For Yasser Abed Rabbo, a veteran Palestinian negotiator, the current Israeli fashion for alternatives to the old partition plan is driven by a preference for inertia and creeping annexation: "I don't hear any alternative other than to keep the status quo and prevent the establishment of anything that deserves the name of a viable Palestinian state," he said.

Talk among some Palestinians of preferring to become Israeli citizens or of unilaterally declaring statehood without an end to occupation was, Abed Rabbo told Reuters, little more than the product of frustration, "a warning signal to the Israelis". Echoing that, Defence Minister Ehud Barak, a former premier who took his Labour party into Netanyahu's right-wing coalition, this month joined those who are warning Israelis that failure to share the biblical "land of Israel" with a Palestinian state could kill off Zionist dreams of a Jewish democracy.

Soon, he said, at birth rates among Arabs inside Israel and in the West Bank and Gaza Strip, retaining a single state between the Jordan river and the sea would mean it was a state that was "either non-Jewish or non-democratic ... an apartheid state". Some still speak up for a "bi-national state", where the 12 million Arabs and Jews could live harmoniously, or in a looser, Bosnia-style confederation -- ideas many dismiss as utopian. Others want Jews, or the Palestinians, to have all the land. In the centre, however, debate is opening up in Israel, not so much on whether to give up territory, but how -- either after tortuous negotiation or, as with Gaza in 2005, unilaterally.
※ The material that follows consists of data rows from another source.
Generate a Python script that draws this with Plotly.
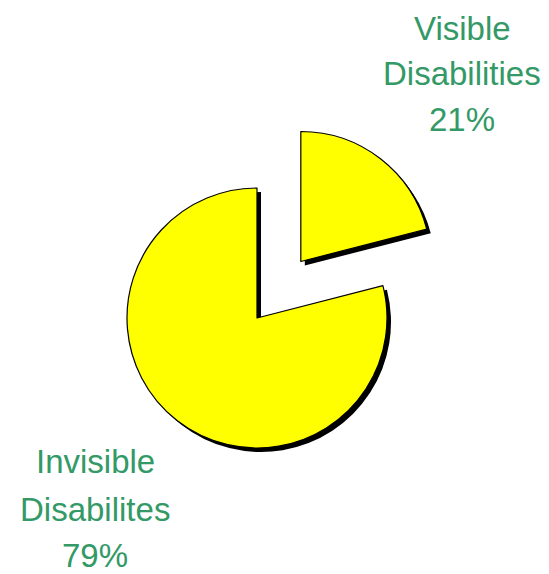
import plotly.graph_objects as go

labels = ["Visible Disabilities", "Invisible Disabilites"]
label_lines = [["Visible", "Disabilities"], ["Invisible", "Disabilites"]]
values = [21, 79]
pulls = [0.55, 0]

# page is offset by the default 8px body margin
OFF = 8
PW, PH = 549, 574
W, H = PW - OFF, PH - OFF
cx, cy, r = 257 - OFF, 318 - OFF, 130
maxpull = max(pulls)
half = r * (1 + maxpull)

def dom(dx=0, dy=0):
    x0 = (cx + dx - half) / W
    x1 = (cx + dx + half) / W
    y0 = (H - (cy + dy) - half) / H
    y1 = (H - (cy + dy) + half) / H
    return dict(x=[x0, x1], y=[y0, y1])

fig = go.Figure()
fig.add_trace(go.Pie(
    labels=labels, values=values, pull=pulls, sort=False, direction="clockwise",
    rotation=0, domain=dom(4, 4), textinfo="none", hoverinfo="skip",
    marker=dict(colors=["black", "black"], line=dict(width=0)),
    showlegend=False,
))
fig.add_trace(go.Pie(
    labels=labels, values=values, pull=pulls, sort=False, direction="clockwise",
    rotation=0, domain=dom(0, 0), textinfo="none", hoverinfo="skip",
    marker=dict(colors=["#FFFF00", "#FFFF00"], line=dict(color="black", width=1.2)),
    showlegend=False,
))

total = sum(values)
label_x = [462, 95]
label_y = [[28, 73, 120], [461, 509, 555]]
for lines, v, px, ys in zip(label_lines, values, label_x, label_y):
    all_lines = lines + [f"{round(100 * v / total)}%"]
    for txt, py in zip(all_lines, ys):
        fig.add_annotation(
            x=(px - OFF) / W, y=(H - (py - OFF)) / H, xref="paper", yref="paper",
            text=txt, showarrow=False, xanchor="center", yanchor="middle",
            font=dict(family="Liberation Sans, Arial, sans-serif", size=33, color="#339966"),
            align="center", borderpad=0,
        )

fig.update_layout(
    width=W, height=H, margin=dict(l=0, r=0, t=0, b=0),
    paper_bgcolor="white", plot_bgcolor="white",
)
fig.write_html("out.html")
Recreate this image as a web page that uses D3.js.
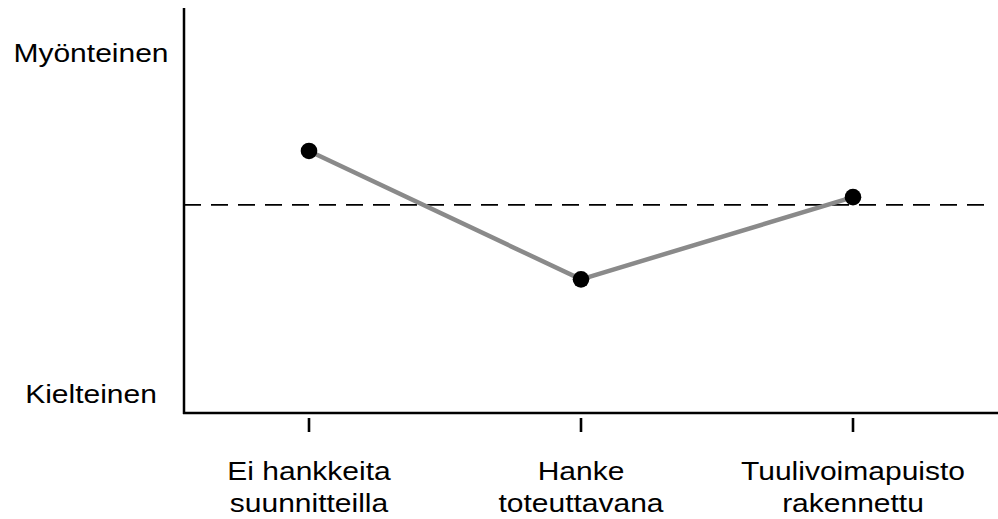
<!DOCTYPE html>
<html>
<head>
<meta charset="utf-8">
<script src="https://cdn.jsdelivr.net/npm/d3@7"></script>
<style>
  html, body { margin: 0; padding: 0; background: #fff; }
  svg { display: block; }
  text { font-family: "Liberation Sans", Arial, sans-serif; fill: #000; }
</style>
</head>
<body>
<svg id="chart" width="998" height="519"></svg>
<script>
// Data
const categories = [
  ["Ei hankkeita", "suunnitteilla"],
  ["Hanke", "toteuttavana"],
  ["Tuulivoimapuisto", "rakennettu"]
];
const values = [64.7, 33.0, 53.3];
const neutralValue = 51.4;
const yTickValues = [89, 4];
const yTickLabels = ["Myönteinen", "Kielteinen"];

const svg = d3.select("#chart");
const W = 998, H = 519;
const axisX = 184, axisTop = 8, axisBottom = 413;

const catKeys = categories.map(c => c.join(" "));
const x = d3.scalePoint().domain(catKeys).range([309, 853]);
const y = d3.scaleLinear().domain([0, 100]).range([axisBottom, axisBottom - 405]);

// Y axis line
svg.append("line")
  .attr("x1", axisX).attr("x2", axisX)
  .attr("y1", axisTop).attr("y2", axisBottom + 1)
  .attr("stroke", "#000").attr("stroke-width", 2.5);

// X axis line
svg.append("line")
  .attr("x1", axisX - 1).attr("x2", W)
  .attr("y1", axisBottom).attr("y2", axisBottom)
  .attr("stroke", "#000").attr("stroke-width", 2.5);

// X ticks (detached from axis)
svg.selectAll("line.xtick").data(catKeys).enter().append("line")
  .attr("class", "xtick")
  .attr("x1", d => x(d)).attr("x2", d => x(d))
  .attr("y1", 418).attr("y2", 432)
  .attr("stroke", "#000").attr("stroke-width", 2.6);

// X labels
const xl = svg.selectAll("g.xlabel").data(categories).enter().append("g")
  .attr("class", "xlabel")
  .attr("transform", (d, i) => `translate(${x(catKeys[i])},0)`);
xl.each(function(d) {
  const g = d3.select(this);
  d.forEach((line, j) => {
    g.append("text")
      .attr("text-anchor", "middle")
      .attr("font-size", 25)
      .attr("transform", `translate(0,${480 + j * 32}) scale(1.2,1)`)
      .text(line);
  });
});

// Y labels
svg.selectAll("text.ylabel").data(yTickValues).enter().append("text")
  .attr("class", "ylabel")
  .attr("text-anchor", "middle")
  .attr("font-size", 25)
  .attr("transform", (d, i) => `translate(91,${y(d) + (i === 0 ? 9 : 6)}) scale(1.2,1)`)
  .text((d, i) => yTickLabels[i]);

// Neutral dashed line
svg.append("line")
  .attr("x1", axisX).attr("x2", W - 8)
  .attr("y1", y(neutralValue)).attr("y2", y(neutralValue))
  .attr("stroke", "#000").attr("stroke-width", 1.6)
  .attr("stroke-dasharray", "17,10");

// Series line
const pts = values.map((v, i) => [x(catKeys[i]), y(v)]);
svg.append("path")
  .attr("d", d3.line()(pts))
  .attr("fill", "none")
  .attr("stroke", "#8a8a8a")
  .attr("stroke-width", 4.5);

// Points
svg.selectAll("circle").data(values).enter().append("circle")
  .attr("cx", (d, i) => x(catKeys[i]))
  .attr("cy", d => y(d))
  .attr("r", 8.3)
  .attr("fill", "#000");
</script>
</body>
</html>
Dan Shueftan of Haifa University argues Israel should forget talks and just quit the West Bank, at least behind the barrier that keeps most Arabs out of Israel and the Jewish settlements. Dismissing objections that quitting Gaza left Israelis under fire from Hamas Islamist hardliners, Shueftan said it was better for Israel's democratic society than occupation. Israelis could flourish, as they have for decades, without a peace deal: "Don't give the Arabs the veto over what is essential for Israel and that is unilateral disengagement," Shueftan said.

To critics, like Yossi Beilin, veteran negotiator and former Israeli minister, unilateralists ignore benefits, like trade and peace with Arab states, that a negotiated settlement may offer.
But Beilin agrees with them that if Israel is not to be a "pariah state" its choice does boil down to this: "You have to have a border. And there are only two ways to do that: either you come to an agreement, or you make one without an agreement." It is a choice, Beilin said, Netanyahu or his successor must make soon, if Western allies apply "unbearable" pressure -- once they determine that Jews have become a minority ruling group.

While he rules in coalition with settlers like Foreign Minister Avigdor Lieberman, Netanyahu seems to those on the left an unlikely contender as peacemaker. One of the prime minister's closest aides last week called it a "tooth fairy" illusion to imagine the world would embrace Israel if it just gave up land.
But that may change: "Even (right-wingers) cannot accept the situation where there would be a Jewish minority," Beilin said. Yet time for agreement, many officials and diplomats concur, may be running out as frustration breeds radicalism all round.

As his envoy George Mitchell struggles to bridge the gaps, Obama is facing new calls at home to push Israel -- in its own interests, some self-declared friends of the Jewish state say.
"If there are not two states there will be one state between the river and the sea and very soon there will be more Palestinian Arabs in it than Jews," wrote columnist Roger Cohen in the New York Times. "What then will become of the Zionist dream? "It's time for Obama to ask such tough questions in public."